Try to Contain Yourself: 12 Shipping Container Projects Play with Modularity

Taking advantage of the affordability, accessibility and modularity of shipping containers, these architectural projects envision radical new ways to expand houses, elevate slums off the streets, occupy disused industrial sites or just make it easy to insert both a hot tub and swimming pool into your backyard with minimal effort.

Sliced Shipping Container Home by LOT-EK

Sliced and reassembled shipping containers create an angular home rising from street level in Williamsburg, Brooklyn as if wedged into the ground. Containtertecture firm LOT-EK retained the recognizable form of the crates, but eliminated their boxiness, reassembling them in a way that produces a spacious interior and a series of terraced outdoor spaces on the sloping roof.

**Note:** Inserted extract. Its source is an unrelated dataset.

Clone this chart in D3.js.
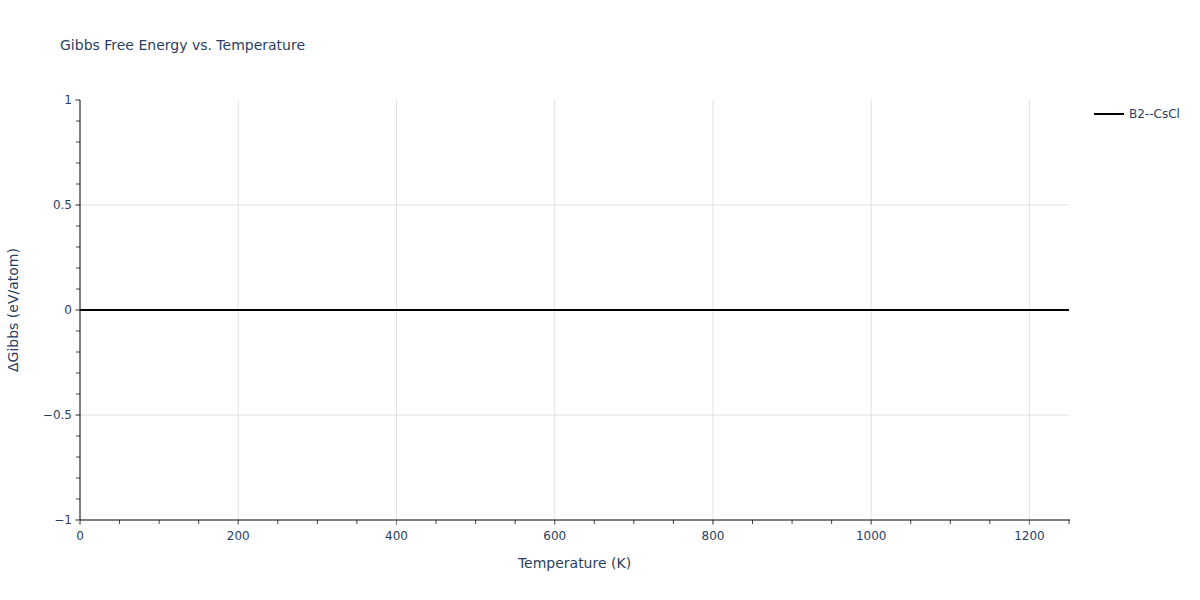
<!DOCTYPE html>
<html><head><meta charset="utf-8">
<script src="https://cdn.jsdelivr.net/npm/d3@7"></script>
<style>body{margin:0;background:#fff}svg{font-family:"DejaVu Sans",Verdana,sans-serif}</style>
</head><body><svg id="c" width="1200" height="600"></svg>
<script>
const temperatures = [0, 100, 200, 300, 400, 500, 600, 700, 800, 900, 1000, 1100, 1200, 1250];
const deltaGibbs = [0, 0, 0, 0, 0, 0, 0, 0, 0, 0, 0, 0, 0, 0];
const seriesName = "B2--CsCl";
const xTicks = [0, 200, 400, 600, 800, 1000, 1200];
const yTicks = [-1, -0.5, 0, 0.5, 1];
const yTickLabels = ["\u22121", "\u22120.5", "0", "0.5", "1"];

const svg = d3.select("#c");
const L = 80, R = 1069, T = 100, B = 520;
const x = d3.scaleLinear().domain([0, 1250]).range([L, R]);
const y = d3.scaleLinear().domain([-1, 1]).range([B, T]);
const txt = "#2a3f5f";

// grid
svg.append("g").selectAll("line").data(xTicks.filter(d => d > 0)).join("line")
  .attr("x1", d => x(d)).attr("x2", d => x(d)).attr("y1", T).attr("y2", B)
  .attr("stroke", "#e1e1e1").attr("stroke-width", 1);
svg.append("g").selectAll("line").data(yTicks.filter(d => d > -1 && d < 1)).join("line")
  .attr("y1", d => y(d)).attr("y2", d => y(d)).attr("x1", L).attr("x2", R)
  .attr("stroke", "#e1e1e1").attr("stroke-width", 1);

// minor ticks
const xMinor = d3.range(0, 1251, 50);
const yMinor = d3.range(-10, 11).map(d => d / 10);
svg.append("g").selectAll("line").data(xMinor).join("line")
  .attr("x1", d => x(d)).attr("x2", d => x(d)).attr("y1", B).attr("y2", B + 4)
  .attr("stroke", "#444").attr("stroke-width", 1);
svg.append("g").selectAll("line").data(yMinor).join("line")
  .attr("y1", d => y(d)).attr("y2", d => y(d)).attr("x1", L - 4).attr("x2", L)
  .attr("stroke", "#444").attr("stroke-width", 1);

// major ticks
svg.append("g").selectAll("line").data(xTicks).join("line")
  .attr("x1", d => x(d)).attr("x2", d => x(d)).attr("y1", B).attr("y2", B + 5)
  .attr("stroke", "#888").attr("stroke-width", 1);
svg.append("g").selectAll("line").data(yTicks).join("line")
  .attr("y1", d => y(d)).attr("y2", d => y(d)).attr("x1", L - 5).attr("x2", L)
  .attr("stroke", "#888").attr("stroke-width", 1);

// axis lines
svg.append("line").attr("x1", L).attr("x2", R + 1).attr("y1", B).attr("y2", B).attr("stroke", "#000").attr("stroke-width", 1);
svg.append("line").attr("x1", L).attr("x2", L).attr("y1", T).attr("y2", B).attr("stroke", "#000").attr("stroke-width", 1);

// tick labels
svg.append("g").selectAll("text").data(xTicks).join("text")
  .attr("x", d => x(d)).attr("y", B + 20).attr("text-anchor", "middle")
  .attr("font-size", 12).attr("fill", txt).text(d => d);
svg.append("g").selectAll("text").data(yTicks).join("text")
  .attr("x", L - 8).attr("y", d => y(d) + 4).attr("text-anchor", "end")
  .attr("font-size", 12).attr("fill", txt).text((d, i) => yTickLabels[i]);

// line
const line = d3.line().x((d, i) => x(temperatures[i])).y(d => y(d));
svg.append("path").datum(deltaGibbs).attr("d", line)
  .attr("fill", "none").attr("stroke", "#000").attr("stroke-width", 2);

// titles
svg.append("text").attr("x", 60).attr("y", 50).attr("font-size", 14).attr("fill", txt)
  .text("Gibbs Free Energy vs. Temperature");
svg.append("text").attr("x", (L + R) / 2).attr("y", 568).attr("text-anchor", "middle")
  .attr("font-size", 14).attr("fill", txt).text("Temperature (K)");
svg.append("text").attr("transform", `translate(18,${(T + B) / 2}) rotate(-90)`)
  .attr("text-anchor", "middle").attr("font-size", 14).attr("fill", txt).text("\u0394Gibbs (eV/atom)");

// legend
svg.append("line").attr("x1", 1094).attr("x2", 1124).attr("y1", 114).attr("y2", 114)
  .attr("stroke", "#000").attr("stroke-width", 2);
svg.append("text").attr("x", 1129).attr("y", 118).attr("font-size", 12).attr("fill", txt).text(seriesName);
</script></body></html>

Beat Box Apartment Complex by Arkitema Architects

The Danish neighborhood of Musicon, located adjacent to the Roskilde Festival area, could get 30 new apartments in a complex made of 48 shipping containers called ‘Beat Box.’ The neighborhood aims to add 1,000 jobs and 1,000 homes over the next 15 years, with a focus on sustainability. “Beat box is a fun and challenging project,” say the architects. “We are working within the very specific and set shapes of the container but are still able to transform them into something different and new. By preserving every containers exterior appearance, and placing them on the concrete base and the significant steel structures, we are providing Musicon with a whole new and authentic residential building.”

Rooftop Shipping Containers Expand Korean Home

Two shipping containers sliced into each other in a cross shape add extra space to an existing home in Korea. Multidisciplinary firm Starsis maximized natural light in the structure with their placement of the windows and created some new rooftop terraces adjacent to the containers. It definitely seems like one of the easiest ways to expand a structure.

URBANTAINER Expansion for the National Theater Company of Korea

Shipping crates create a modular metal expansion called ‘Urbantainer’ for the National Theater Company of Korea’s main building, adding space for a lobby, communal lounge, bar and cafe while remaining in balance with the main building.The crates were inserted into the main shell to maintain a column-free internal space capable of hosting large groups of people; moving partition walls close or open various areas to allow the space to become one big theater.